__RECORD EXTRACTS__.
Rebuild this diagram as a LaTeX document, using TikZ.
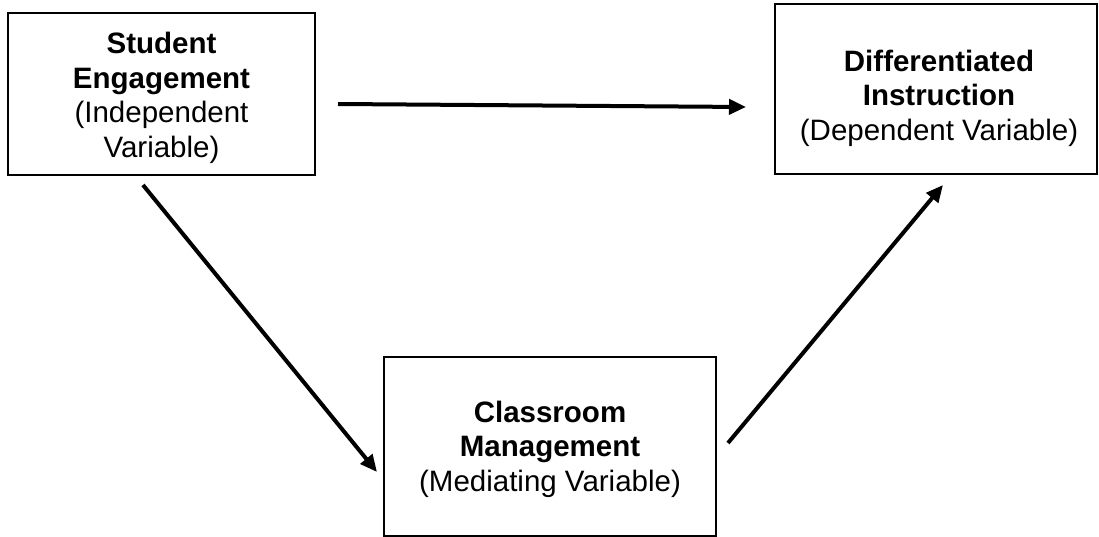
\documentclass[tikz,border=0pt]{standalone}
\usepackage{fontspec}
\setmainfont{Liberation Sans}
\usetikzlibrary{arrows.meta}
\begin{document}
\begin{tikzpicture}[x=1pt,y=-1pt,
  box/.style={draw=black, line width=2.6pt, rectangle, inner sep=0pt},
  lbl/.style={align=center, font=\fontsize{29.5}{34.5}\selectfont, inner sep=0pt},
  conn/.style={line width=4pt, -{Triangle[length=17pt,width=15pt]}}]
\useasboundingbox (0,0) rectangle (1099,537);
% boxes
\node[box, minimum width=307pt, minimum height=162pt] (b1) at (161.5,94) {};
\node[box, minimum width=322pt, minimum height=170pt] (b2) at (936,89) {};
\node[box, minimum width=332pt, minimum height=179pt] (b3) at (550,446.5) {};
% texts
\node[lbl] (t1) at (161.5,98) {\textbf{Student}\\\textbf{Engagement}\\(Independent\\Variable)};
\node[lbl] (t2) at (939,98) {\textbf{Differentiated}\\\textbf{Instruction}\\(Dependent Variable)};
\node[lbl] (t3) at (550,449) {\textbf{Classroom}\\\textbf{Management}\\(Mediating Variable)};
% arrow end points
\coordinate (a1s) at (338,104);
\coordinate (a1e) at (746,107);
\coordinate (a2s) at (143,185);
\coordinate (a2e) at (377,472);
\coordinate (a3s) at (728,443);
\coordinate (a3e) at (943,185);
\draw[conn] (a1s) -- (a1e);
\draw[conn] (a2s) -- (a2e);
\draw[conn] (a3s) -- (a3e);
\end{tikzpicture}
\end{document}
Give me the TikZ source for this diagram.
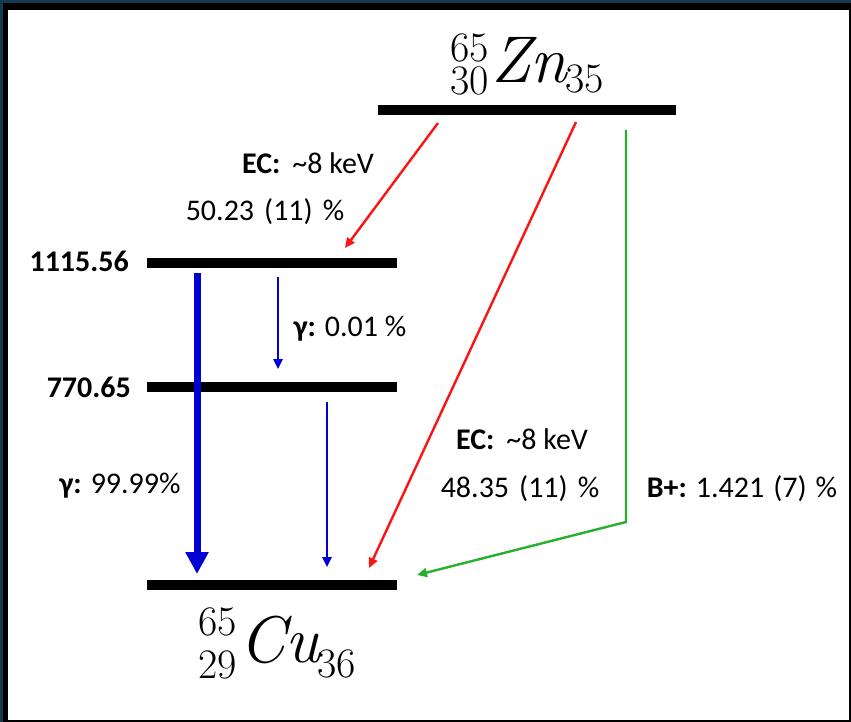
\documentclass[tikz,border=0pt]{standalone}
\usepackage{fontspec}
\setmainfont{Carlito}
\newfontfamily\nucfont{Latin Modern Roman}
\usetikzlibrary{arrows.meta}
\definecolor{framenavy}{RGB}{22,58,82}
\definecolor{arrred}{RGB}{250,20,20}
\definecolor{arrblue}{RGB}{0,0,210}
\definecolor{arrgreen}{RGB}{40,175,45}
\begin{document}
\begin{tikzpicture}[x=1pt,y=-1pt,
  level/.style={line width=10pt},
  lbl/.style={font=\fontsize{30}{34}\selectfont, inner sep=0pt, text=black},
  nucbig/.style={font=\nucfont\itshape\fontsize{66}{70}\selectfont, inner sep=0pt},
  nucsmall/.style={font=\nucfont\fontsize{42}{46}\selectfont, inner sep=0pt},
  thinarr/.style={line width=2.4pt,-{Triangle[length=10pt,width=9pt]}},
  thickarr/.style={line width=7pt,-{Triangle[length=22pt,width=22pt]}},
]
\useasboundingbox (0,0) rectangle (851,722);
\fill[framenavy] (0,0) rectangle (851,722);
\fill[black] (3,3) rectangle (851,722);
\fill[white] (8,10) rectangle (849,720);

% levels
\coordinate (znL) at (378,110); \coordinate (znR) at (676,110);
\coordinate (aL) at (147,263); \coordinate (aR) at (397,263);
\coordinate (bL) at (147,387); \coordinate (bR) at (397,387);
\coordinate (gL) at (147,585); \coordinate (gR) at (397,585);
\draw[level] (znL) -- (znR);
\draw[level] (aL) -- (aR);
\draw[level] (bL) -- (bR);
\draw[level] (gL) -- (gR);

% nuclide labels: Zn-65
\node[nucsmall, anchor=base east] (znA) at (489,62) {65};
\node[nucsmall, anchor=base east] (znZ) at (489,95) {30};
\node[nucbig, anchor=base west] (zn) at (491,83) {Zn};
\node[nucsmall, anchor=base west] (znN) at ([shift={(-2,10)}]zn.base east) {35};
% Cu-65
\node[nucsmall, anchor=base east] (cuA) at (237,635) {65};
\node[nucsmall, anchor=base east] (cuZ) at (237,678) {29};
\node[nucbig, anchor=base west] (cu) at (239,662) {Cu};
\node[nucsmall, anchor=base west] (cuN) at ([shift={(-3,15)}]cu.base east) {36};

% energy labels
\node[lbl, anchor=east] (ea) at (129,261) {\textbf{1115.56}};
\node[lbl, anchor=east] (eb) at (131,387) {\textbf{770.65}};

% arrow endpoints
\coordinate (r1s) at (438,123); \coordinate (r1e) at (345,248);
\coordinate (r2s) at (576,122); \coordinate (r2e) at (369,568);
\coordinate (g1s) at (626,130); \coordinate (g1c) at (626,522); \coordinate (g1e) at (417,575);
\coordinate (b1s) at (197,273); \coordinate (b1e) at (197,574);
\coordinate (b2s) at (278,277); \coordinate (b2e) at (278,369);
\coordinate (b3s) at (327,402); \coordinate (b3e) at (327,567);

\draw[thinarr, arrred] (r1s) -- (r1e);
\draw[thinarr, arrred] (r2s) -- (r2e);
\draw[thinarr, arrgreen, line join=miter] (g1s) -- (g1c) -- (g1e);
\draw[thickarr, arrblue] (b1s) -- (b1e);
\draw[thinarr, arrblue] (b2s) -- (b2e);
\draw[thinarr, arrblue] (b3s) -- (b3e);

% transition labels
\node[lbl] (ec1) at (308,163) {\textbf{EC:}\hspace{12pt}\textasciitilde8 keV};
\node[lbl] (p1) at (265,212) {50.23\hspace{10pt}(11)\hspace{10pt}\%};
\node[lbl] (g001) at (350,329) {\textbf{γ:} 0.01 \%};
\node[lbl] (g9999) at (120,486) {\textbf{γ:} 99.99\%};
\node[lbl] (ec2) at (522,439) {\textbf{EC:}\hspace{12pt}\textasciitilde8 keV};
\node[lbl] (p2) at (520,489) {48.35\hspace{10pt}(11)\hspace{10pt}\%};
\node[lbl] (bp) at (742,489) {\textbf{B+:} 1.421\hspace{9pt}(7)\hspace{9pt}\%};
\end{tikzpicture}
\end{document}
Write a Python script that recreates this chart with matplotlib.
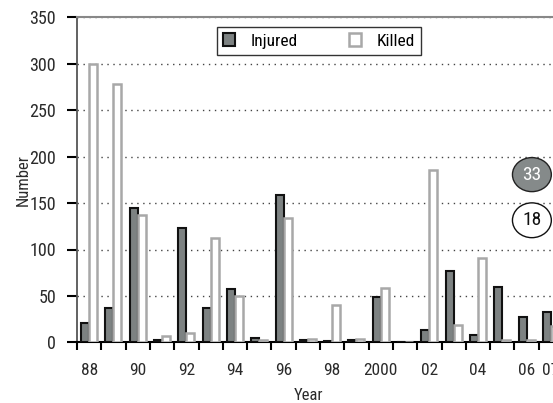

__WORK TO DO__.
Pictures in the records above are not copied; print everything else exactly.

__TASK RESULT__.
Rebuild this diagram as a LaTeX document, using TikZ.
\documentclass[tikz,border=0pt]{standalone}
\usepackage{fontspec}
\setmainfont{Liberation Sans}
\usetikzlibrary{arrows.meta}
\begin{document}
\begin{tikzpicture}[x=1pt,y=-1pt,
  box/.style={draw=black, line width=2.6pt, rectangle, inner sep=0pt},
  lbl/.style={align=center, font=\fontsize{29.5}{34.5}\selectfont, inner sep=0pt},
  conn/.style={line width=4pt, -{Triangle[length=17pt,width=15pt]}}]
\useasboundingbox (0,0) rectangle (1099,537);
% boxes
\node[box, minimum width=307pt, minimum height=162pt] (b1) at (161.5,94) {};
\node[box, minimum width=322pt, minimum height=170pt] (b2) at (936,89) {};
\node[box, minimum width=332pt, minimum height=179pt] (b3) at (550,446.5) {};
% texts
\node[lbl] (t1) at (161.5,98) {\textbf{Student}\\\textbf{Engagement}\\(Independent\\Variable)};
\node[lbl] (t2) at (939,98) {\textbf{Differentiated}\\\textbf{Instruction}\\(Dependent Variable)};
\node[lbl] (t3) at (550,449) {\textbf{Classroom}\\\textbf{Management}\\(Mediating Variable)};
% arrow end points
\coordinate (a1s) at (338,104);
\coordinate (a1e) at (746,107);
\coordinate (a2s) at (143,185);
\coordinate (a2e) at (377,472);
\coordinate (a3s) at (728,443);
\coordinate (a3e) at (943,185);
\draw[conn] (a1s) -- (a1e);
\draw[conn] (a2s) -- (a2e);
\draw[conn] (a3s) -- (a3e);
\end{tikzpicture}
\end{document}
Give me the TikZ source for this diagram.
\documentclass[tikz,border=0pt]{standalone}
\usepackage{fontspec}
\setmainfont{Carlito}
\newfontfamily\nucfont{Latin Modern Roman}
\usetikzlibrary{arrows.meta}
\definecolor{framenavy}{RGB}{22,58,82}
\definecolor{arrred}{RGB}{250,20,20}
\definecolor{arrblue}{RGB}{0,0,210}
\definecolor{arrgreen}{RGB}{40,175,45}
\begin{document}
\begin{tikzpicture}[x=1pt,y=-1pt,
  level/.style={line width=10pt},
  lbl/.style={font=\fontsize{30}{34}\selectfont, inner sep=0pt, text=black},
  nucbig/.style={font=\nucfont\itshape\fontsize{66}{70}\selectfont, inner sep=0pt},
  nucsmall/.style={font=\nucfont\fontsize{42}{46}\selectfont, inner sep=0pt},
  thinarr/.style={line width=2.4pt,-{Triangle[length=10pt,width=9pt]}},
  thickarr/.style={line width=7pt,-{Triangle[length=22pt,width=22pt]}},
]
\useasboundingbox (0,0) rectangle (851,722);
\fill[framenavy] (0,0) rectangle (851,722);
\fill[black] (3,3) rectangle (851,722);
\fill[white] (8,10) rectangle (849,720);

% levels
\coordinate (znL) at (378,110); \coordinate (znR) at (676,110);
\coordinate (aL) at (147,263); \coordinate (aR) at (397,263);
\coordinate (bL) at (147,387); \coordinate (bR) at (397,387);
\coordinate (gL) at (147,585); \coordinate (gR) at (397,585);
\draw[level] (znL) -- (znR);
\draw[level] (aL) -- (aR);
\draw[level] (bL) -- (bR);
\draw[level] (gL) -- (gR);

% nuclide labels: Zn-65
\node[nucsmall, anchor=base east] (znA) at (489,62) {65};
\node[nucsmall, anchor=base east] (znZ) at (489,95) {30};
\node[nucbig, anchor=base west] (zn) at (491,83) {Zn};
\node[nucsmall, anchor=base west] (znN) at ([shift={(-2,10)}]zn.base east) {35};
% Cu-65
\node[nucsmall, anchor=base east] (cuA) at (237,635) {65};
\node[nucsmall, anchor=base east] (cuZ) at (237,678) {29};
\node[nucbig, anchor=base west] (cu) at (239,662) {Cu};
\node[nucsmall, anchor=base west] (cuN) at ([shift={(-3,15)}]cu.base east) {36};

% energy labels
\node[lbl, anchor=east] (ea) at (129,261) {\textbf{1115.56}};
\node[lbl, anchor=east] (eb) at (131,387) {\textbf{770.65}};

% arrow endpoints
\coordinate (r1s) at (438,123); \coordinate (r1e) at (345,248);
\coordinate (r2s) at (576,122); \coordinate (r2e) at (369,568);
\coordinate (g1s) at (626,130); \coordinate (g1c) at (626,522); \coordinate (g1e) at (417,575);
\coordinate (b1s) at (197,273); \coordinate (b1e) at (197,574);
\coordinate (b2s) at (278,277); \coordinate (b2e) at (278,369);
\coordinate (b3s) at (327,402); \coordinate (b3e) at (327,567);

\draw[thinarr, arrred] (r1s) -- (r1e);
\draw[thinarr, arrred] (r2s) -- (r2e);
\draw[thinarr, arrgreen, line join=miter] (g1s) -- (g1c) -- (g1e);
\draw[thickarr, arrblue] (b1s) -- (b1e);
\draw[thinarr, arrblue] (b2s) -- (b2e);
\draw[thinarr, arrblue] (b3s) -- (b3e);

% transition labels
\node[lbl] (ec1) at (308,163) {\textbf{EC:}\hspace{12pt}\textasciitilde8 keV};
\node[lbl] (p1) at (265,212) {50.23\hspace{10pt}(11)\hspace{10pt}\%};
\node[lbl] (g001) at (350,329) {\textbf{γ:} 0.01 \%};
\node[lbl] (g9999) at (120,486) {\textbf{γ:} 99.99\%};
\node[lbl] (ec2) at (522,439) {\textbf{EC:}\hspace{12pt}\textasciitilde8 keV};
\node[lbl] (p2) at (520,489) {48.35\hspace{10pt}(11)\hspace{10pt}\%};
\node[lbl] (bp) at (742,489) {\textbf{B+:} 1.421\hspace{9pt}(7)\hspace{9pt}\%};
\end{tikzpicture}
\end{document}
Write a Python script that recreates this chart with matplotlib.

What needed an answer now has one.